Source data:
○ ○ ○ ○ ○

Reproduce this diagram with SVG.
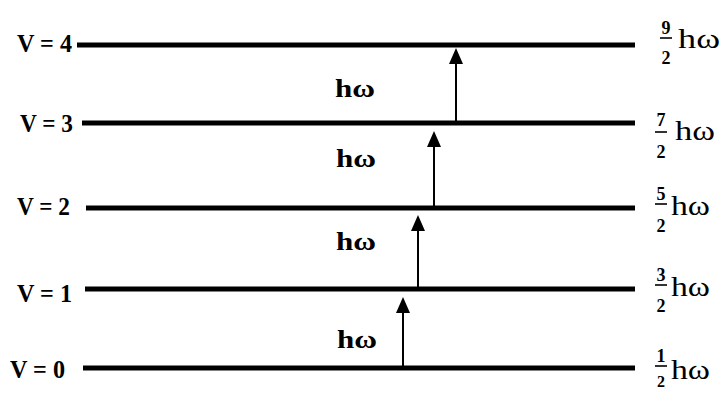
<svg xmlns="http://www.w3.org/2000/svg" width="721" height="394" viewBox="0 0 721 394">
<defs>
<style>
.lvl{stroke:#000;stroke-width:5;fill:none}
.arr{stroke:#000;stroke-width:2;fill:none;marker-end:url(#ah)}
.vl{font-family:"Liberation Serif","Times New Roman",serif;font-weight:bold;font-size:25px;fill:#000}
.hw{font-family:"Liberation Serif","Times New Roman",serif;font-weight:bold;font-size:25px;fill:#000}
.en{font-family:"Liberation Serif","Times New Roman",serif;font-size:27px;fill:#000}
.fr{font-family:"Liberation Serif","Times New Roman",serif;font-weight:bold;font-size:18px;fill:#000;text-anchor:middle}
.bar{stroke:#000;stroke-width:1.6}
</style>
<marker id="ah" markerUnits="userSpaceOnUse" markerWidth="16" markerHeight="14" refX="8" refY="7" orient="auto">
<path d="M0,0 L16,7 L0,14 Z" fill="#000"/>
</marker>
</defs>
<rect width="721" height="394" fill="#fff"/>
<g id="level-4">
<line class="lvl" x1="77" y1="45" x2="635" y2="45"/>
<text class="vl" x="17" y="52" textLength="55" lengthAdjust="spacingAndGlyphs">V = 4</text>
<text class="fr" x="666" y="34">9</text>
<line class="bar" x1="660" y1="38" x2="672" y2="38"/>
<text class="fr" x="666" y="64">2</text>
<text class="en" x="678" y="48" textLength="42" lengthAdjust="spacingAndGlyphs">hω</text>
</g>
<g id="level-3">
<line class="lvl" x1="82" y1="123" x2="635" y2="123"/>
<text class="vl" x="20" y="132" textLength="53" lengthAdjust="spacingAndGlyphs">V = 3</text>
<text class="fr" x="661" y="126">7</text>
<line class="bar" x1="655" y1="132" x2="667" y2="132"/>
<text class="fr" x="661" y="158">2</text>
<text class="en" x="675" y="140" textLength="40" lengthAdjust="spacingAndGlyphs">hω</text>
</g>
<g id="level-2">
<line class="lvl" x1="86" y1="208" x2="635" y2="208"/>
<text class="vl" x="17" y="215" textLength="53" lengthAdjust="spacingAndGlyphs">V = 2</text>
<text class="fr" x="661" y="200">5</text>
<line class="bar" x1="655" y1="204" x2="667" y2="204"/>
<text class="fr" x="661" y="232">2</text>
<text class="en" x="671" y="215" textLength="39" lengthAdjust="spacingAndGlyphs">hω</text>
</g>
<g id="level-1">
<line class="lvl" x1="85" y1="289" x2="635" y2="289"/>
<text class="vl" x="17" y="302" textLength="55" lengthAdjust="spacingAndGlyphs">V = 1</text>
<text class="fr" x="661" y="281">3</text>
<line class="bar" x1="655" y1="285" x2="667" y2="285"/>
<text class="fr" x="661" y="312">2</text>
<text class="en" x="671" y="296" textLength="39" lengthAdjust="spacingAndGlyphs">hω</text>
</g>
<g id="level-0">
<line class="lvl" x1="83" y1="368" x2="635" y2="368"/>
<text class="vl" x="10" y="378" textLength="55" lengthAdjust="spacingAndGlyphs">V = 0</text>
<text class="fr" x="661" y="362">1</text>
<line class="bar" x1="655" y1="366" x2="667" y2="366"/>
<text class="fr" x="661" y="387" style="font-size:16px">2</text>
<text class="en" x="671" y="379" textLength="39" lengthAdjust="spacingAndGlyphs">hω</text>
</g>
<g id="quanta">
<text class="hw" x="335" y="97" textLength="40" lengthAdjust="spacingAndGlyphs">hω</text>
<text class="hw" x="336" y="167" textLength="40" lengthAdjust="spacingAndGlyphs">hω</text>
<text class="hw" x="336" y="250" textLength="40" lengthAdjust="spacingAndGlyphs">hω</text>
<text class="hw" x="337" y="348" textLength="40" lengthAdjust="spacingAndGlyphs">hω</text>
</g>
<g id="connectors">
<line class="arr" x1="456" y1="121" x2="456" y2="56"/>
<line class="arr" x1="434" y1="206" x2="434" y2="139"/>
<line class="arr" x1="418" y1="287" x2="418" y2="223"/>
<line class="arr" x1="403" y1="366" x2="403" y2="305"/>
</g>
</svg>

○ ○ ○ ○ ○

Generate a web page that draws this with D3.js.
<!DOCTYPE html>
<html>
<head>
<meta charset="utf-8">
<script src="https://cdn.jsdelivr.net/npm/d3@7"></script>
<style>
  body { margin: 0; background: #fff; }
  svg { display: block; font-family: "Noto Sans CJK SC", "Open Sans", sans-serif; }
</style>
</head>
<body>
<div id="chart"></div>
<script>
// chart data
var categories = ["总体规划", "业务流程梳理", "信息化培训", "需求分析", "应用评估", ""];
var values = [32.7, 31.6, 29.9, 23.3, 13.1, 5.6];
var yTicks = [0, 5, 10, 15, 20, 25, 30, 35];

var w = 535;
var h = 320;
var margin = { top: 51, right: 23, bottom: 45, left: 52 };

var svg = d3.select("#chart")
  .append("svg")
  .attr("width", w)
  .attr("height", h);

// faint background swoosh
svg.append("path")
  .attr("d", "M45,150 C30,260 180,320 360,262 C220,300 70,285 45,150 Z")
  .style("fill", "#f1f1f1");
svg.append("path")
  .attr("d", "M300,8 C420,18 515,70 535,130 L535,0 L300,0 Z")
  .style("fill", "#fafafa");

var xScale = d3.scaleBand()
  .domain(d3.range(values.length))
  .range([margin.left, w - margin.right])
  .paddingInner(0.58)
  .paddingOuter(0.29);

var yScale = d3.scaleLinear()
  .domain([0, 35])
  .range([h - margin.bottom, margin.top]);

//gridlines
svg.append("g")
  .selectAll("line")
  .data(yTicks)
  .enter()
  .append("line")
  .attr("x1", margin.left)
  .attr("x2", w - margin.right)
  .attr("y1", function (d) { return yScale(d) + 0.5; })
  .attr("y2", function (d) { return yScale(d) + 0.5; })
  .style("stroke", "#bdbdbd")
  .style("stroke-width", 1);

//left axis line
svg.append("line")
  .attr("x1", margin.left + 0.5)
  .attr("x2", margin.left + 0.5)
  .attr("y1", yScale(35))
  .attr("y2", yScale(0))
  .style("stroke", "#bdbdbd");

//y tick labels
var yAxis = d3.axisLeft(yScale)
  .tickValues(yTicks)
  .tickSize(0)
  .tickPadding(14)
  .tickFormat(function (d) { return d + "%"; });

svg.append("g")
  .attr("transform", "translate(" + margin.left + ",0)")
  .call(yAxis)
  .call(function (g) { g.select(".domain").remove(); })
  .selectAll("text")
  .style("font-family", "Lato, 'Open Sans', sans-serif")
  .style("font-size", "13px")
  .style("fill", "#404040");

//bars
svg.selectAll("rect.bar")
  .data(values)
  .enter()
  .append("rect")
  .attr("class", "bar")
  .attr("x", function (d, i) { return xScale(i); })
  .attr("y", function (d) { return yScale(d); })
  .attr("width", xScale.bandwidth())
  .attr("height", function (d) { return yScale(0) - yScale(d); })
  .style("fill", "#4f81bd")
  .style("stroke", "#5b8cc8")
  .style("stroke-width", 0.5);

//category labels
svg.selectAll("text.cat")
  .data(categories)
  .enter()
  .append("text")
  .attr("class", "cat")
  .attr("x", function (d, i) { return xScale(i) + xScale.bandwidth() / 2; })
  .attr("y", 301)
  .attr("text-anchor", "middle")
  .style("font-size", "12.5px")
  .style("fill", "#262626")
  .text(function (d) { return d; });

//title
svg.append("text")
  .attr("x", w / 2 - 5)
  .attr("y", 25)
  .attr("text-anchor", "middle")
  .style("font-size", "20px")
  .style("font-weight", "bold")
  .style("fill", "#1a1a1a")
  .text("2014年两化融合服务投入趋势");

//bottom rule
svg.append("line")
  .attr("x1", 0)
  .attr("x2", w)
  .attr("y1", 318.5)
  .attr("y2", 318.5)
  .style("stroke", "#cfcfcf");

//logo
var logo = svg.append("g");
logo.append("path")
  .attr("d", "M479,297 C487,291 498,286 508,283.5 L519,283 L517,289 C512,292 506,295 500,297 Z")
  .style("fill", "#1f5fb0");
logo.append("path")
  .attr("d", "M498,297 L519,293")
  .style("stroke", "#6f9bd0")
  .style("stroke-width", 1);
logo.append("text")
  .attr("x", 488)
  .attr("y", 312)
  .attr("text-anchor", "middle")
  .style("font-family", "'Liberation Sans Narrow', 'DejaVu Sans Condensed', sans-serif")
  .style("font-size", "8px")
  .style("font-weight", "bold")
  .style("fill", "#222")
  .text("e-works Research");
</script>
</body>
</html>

○ ○ ○ ○ ○

> _Task to complete_: Look through the entries and return every line where "this" appears.

> _Response to the exercise_:
Reproduce this diagram with SVG.
Generate a web page that draws this with D3.js.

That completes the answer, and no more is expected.